* Begin Data provided *

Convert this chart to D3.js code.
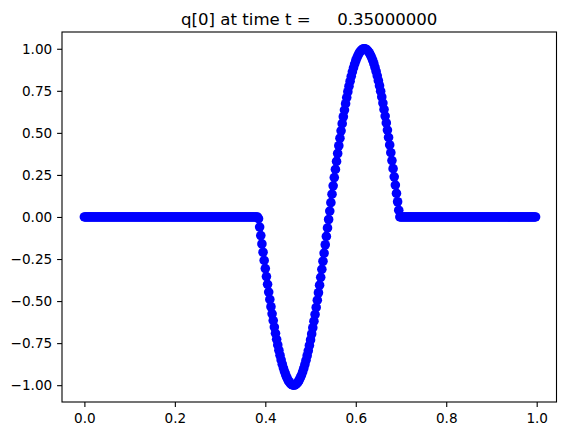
<!DOCTYPE html>
<html><head><meta charset="utf-8">
<script src="https://cdn.jsdelivr.net/npm/d3@7"></script>
<style>body{margin:0;background:#fff}svg{display:block}text{font-family:"DejaVu Sans",sans-serif;fill:#000}</style>
</head><body>
<script>
const titleText = "q[0] at time t =     0.35000000";
const dx = 0.0025;
const nCells = 400;
// nonzero segment: starts at x=0.385
const waveStart = 0.385;
const waveValues = [
 -0.0101,-0.0603,-0.1104,-0.1601,-0.2096,-0.2584,-0.3066,-0.3541,-0.4006,-0.4462,
 -0.4905,-0.5337,-0.5755,-0.6158,-0.6547,-0.6916,-0.7273,-0.7609,-0.7924,-0.8221,
 -0.8497,-0.8751,-0.8983,-0.9192,-0.9379,-0.9541,-0.9680,-0.9794,-0.9883,-0.9947,
 -0.9986,-1.0000,-0.9989,-0.9952,-0.9890,-0.9804,-0.9692,-0.9556,-0.9396,-0.9212,
 -0.9005,-0.8775,-0.8523,-0.8250,-0.7955,-0.7642,-0.7307,-0.6957,-0.6586,-0.6198,
 -0.5797,-0.5380,-0.4949,-0.4506,-0.4052,-0.3588,-0.3114,-0.2633,-0.2145,-0.1651,
 -0.1154,-0.0653,-0.0151, 0.0352, 0.0853, 0.1353, 0.1849, 0.2341, 0.2826, 0.3305,
  0.3774, 0.4235, 0.4684, 0.5120, 0.5548, 0.5959, 0.6356, 0.6735, 0.7100, 0.7445,
  0.7771, 0.8075, 0.8362, 0.8627, 0.8870, 0.9091, 0.9288, 0.9463, 0.9613, 0.9739,
  0.9841, 0.9918, 0.9970, 0.9996, 0.9997, 0.9973, 0.9924, 0.9850, 0.9751, 0.9627,
  0.9479, 0.9307, 0.9112, 0.8893, 0.8654, 0.8390, 0.8106, 0.7802, 0.7476, 0.7136,
  0.6771, 0.6395, 0.5998, 0.5589, 0.5165, 0.4729, 0.4281, 0.3821, 0.3352, 0.2874,
  0.2390, 0.1898, 0.1403, 0.0904, 0.0402
];
const xTicks = [0.0, 0.2, 0.4, 0.6, 0.8, 1.0];
const yTicks = [-1.0, -0.75, -0.5, -0.25, 0.0, 0.25, 0.5, 0.75, 1.0];
const xDomain = [-0.0495, 1.0438];

const startIdx = Math.round(waveStart / dx);
const data = d3.range(nCells).map(i => {
  const j = i - startIdx;
  return {x: i * dx, y: (j >= 0 && j < waveValues.length) ? waveValues[j] : 0};
});

const W = 568, H = 435;
const L = 62, R = 556.5, T = 32, B = 402;
const svg = d3.select("body").append("svg").attr("width", W).attr("height", H);

const ye = d3.extent(data, d => d.y);
const ym = (ye[1] - ye[0]) * 0.05;
const x = d3.scaleLinear().domain(xDomain).range([L, R]);
const y = d3.scaleLinear().domain([ye[0] - ym, ye[1] + ym]).range([B, T]);

const minus = s => s.replace("-", "\u2212");
const xAxis = d3.axisBottom(x).tickValues(xTicks).tickFormat(d => minus(d3.format(".1f")(d))).tickSize(4.9).tickPadding(4.9);
const yAxis = d3.axisLeft(y).tickValues(yTicks).tickFormat(d => minus(d3.format(".2f")(d))).tickSize(4.9).tickPadding(4.9);

// points
svg.append("g").selectAll("circle").data(data).join("circle")
  .attr("cx", d => x(d.x)).attr("cy", d => y(d.y)).attr("r", 4.8)
  .attr("fill", "#0000ff").attr("stroke", "none");

const gx = svg.append("g").attr("transform", `translate(0,${B})`).call(xAxis);
const gy = svg.append("g").attr("transform", `translate(${L},0)`).call(yAxis);
[gx, gy].forEach(g => {
  g.select(".domain").remove();
  g.selectAll(".tick line").attr("stroke", "#000").attr("stroke-width", 1.1);
  g.selectAll(".tick text").attr("font-size", "13.6px").attr("font-family", "DejaVu Sans").attr("fill", "#000");
});
gx.selectAll(".tick text").attr("dy", null).attr("y", 21);

// frame
svg.append("rect").attr("x", L).attr("y", T).attr("width", R - L).attr("height", B - T)
  .attr("fill", "none").attr("stroke", "#000").attr("stroke-width", 1.1);

svg.append("text").attr("x", (L + R) / 2).attr("y", 25).attr("text-anchor", "middle")
  .attr("font-size", "16.6px").style("white-space", "pre").text(titleText);
</script>
</body></html>
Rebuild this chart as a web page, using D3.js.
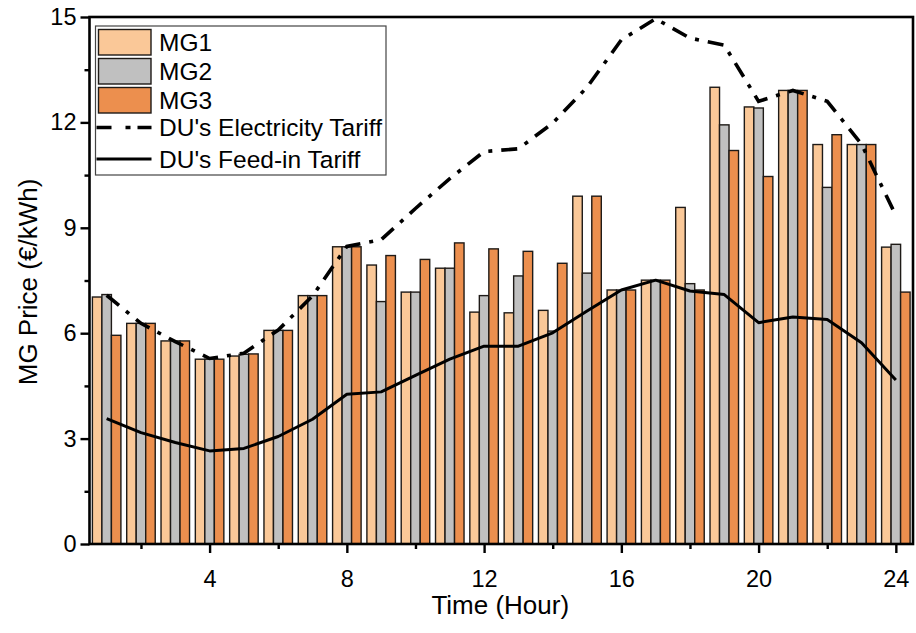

* End Data provided *

What to work on. Repeat the material above in full and unchanged, minus its images.

Response to the exercise.
Convert this chart to D3.js code.
<!DOCTYPE html>
<html><head><meta charset="utf-8">
<script src="https://cdn.jsdelivr.net/npm/d3@7"></script>
<style>body{margin:0;background:#fff}svg{display:block}text{font-family:"DejaVu Sans",sans-serif;fill:#000}</style>
</head><body>
<script>
const titleText = "q[0] at time t =     0.35000000";
const dx = 0.0025;
const nCells = 400;
// nonzero segment: starts at x=0.385
const waveStart = 0.385;
const waveValues = [
 -0.0101,-0.0603,-0.1104,-0.1601,-0.2096,-0.2584,-0.3066,-0.3541,-0.4006,-0.4462,
 -0.4905,-0.5337,-0.5755,-0.6158,-0.6547,-0.6916,-0.7273,-0.7609,-0.7924,-0.8221,
 -0.8497,-0.8751,-0.8983,-0.9192,-0.9379,-0.9541,-0.9680,-0.9794,-0.9883,-0.9947,
 -0.9986,-1.0000,-0.9989,-0.9952,-0.9890,-0.9804,-0.9692,-0.9556,-0.9396,-0.9212,
 -0.9005,-0.8775,-0.8523,-0.8250,-0.7955,-0.7642,-0.7307,-0.6957,-0.6586,-0.6198,
 -0.5797,-0.5380,-0.4949,-0.4506,-0.4052,-0.3588,-0.3114,-0.2633,-0.2145,-0.1651,
 -0.1154,-0.0653,-0.0151, 0.0352, 0.0853, 0.1353, 0.1849, 0.2341, 0.2826, 0.3305,
  0.3774, 0.4235, 0.4684, 0.5120, 0.5548, 0.5959, 0.6356, 0.6735, 0.7100, 0.7445,
  0.7771, 0.8075, 0.8362, 0.8627, 0.8870, 0.9091, 0.9288, 0.9463, 0.9613, 0.9739,
  0.9841, 0.9918, 0.9970, 0.9996, 0.9997, 0.9973, 0.9924, 0.9850, 0.9751, 0.9627,
  0.9479, 0.9307, 0.9112, 0.8893, 0.8654, 0.8390, 0.8106, 0.7802, 0.7476, 0.7136,
  0.6771, 0.6395, 0.5998, 0.5589, 0.5165, 0.4729, 0.4281, 0.3821, 0.3352, 0.2874,
  0.2390, 0.1898, 0.1403, 0.0904, 0.0402
];
const xTicks = [0.0, 0.2, 0.4, 0.6, 0.8, 1.0];
const yTicks = [-1.0, -0.75, -0.5, -0.25, 0.0, 0.25, 0.5, 0.75, 1.0];
const xDomain = [-0.0495, 1.0438];

const startIdx = Math.round(waveStart / dx);
const data = d3.range(nCells).map(i => {
  const j = i - startIdx;
  return {x: i * dx, y: (j >= 0 && j < waveValues.length) ? waveValues[j] : 0};
});

const W = 568, H = 435;
const L = 62, R = 556.5, T = 32, B = 402;
const svg = d3.select("body").append("svg").attr("width", W).attr("height", H);

const ye = d3.extent(data, d => d.y);
const ym = (ye[1] - ye[0]) * 0.05;
const x = d3.scaleLinear().domain(xDomain).range([L, R]);
const y = d3.scaleLinear().domain([ye[0] - ym, ye[1] + ym]).range([B, T]);

const minus = s => s.replace("-", "\u2212");
const xAxis = d3.axisBottom(x).tickValues(xTicks).tickFormat(d => minus(d3.format(".1f")(d))).tickSize(4.9).tickPadding(4.9);
const yAxis = d3.axisLeft(y).tickValues(yTicks).tickFormat(d => minus(d3.format(".2f")(d))).tickSize(4.9).tickPadding(4.9);

// points
svg.append("g").selectAll("circle").data(data).join("circle")
  .attr("cx", d => x(d.x)).attr("cy", d => y(d.y)).attr("r", 4.8)
  .attr("fill", "#0000ff").attr("stroke", "none");

const gx = svg.append("g").attr("transform", `translate(0,${B})`).call(xAxis);
const gy = svg.append("g").attr("transform", `translate(${L},0)`).call(yAxis);
[gx, gy].forEach(g => {
  g.select(".domain").remove();
  g.selectAll(".tick line").attr("stroke", "#000").attr("stroke-width", 1.1);
  g.selectAll(".tick text").attr("font-size", "13.6px").attr("font-family", "DejaVu Sans").attr("fill", "#000");
});
gx.selectAll(".tick text").attr("dy", null).attr("y", 21);

// frame
svg.append("rect").attr("x", L).attr("y", T).attr("width", R - L).attr("height", B - T)
  .attr("fill", "none").attr("stroke", "#000").attr("stroke-width", 1.1);

svg.append("text").attr("x", (L + R) / 2).attr("y", 25).attr("text-anchor", "middle")
  .attr("font-size", "16.6px").style("white-space", "pre").text(titleText);
</script>
</body></html>
Rebuild this chart as a web page, using D3.js.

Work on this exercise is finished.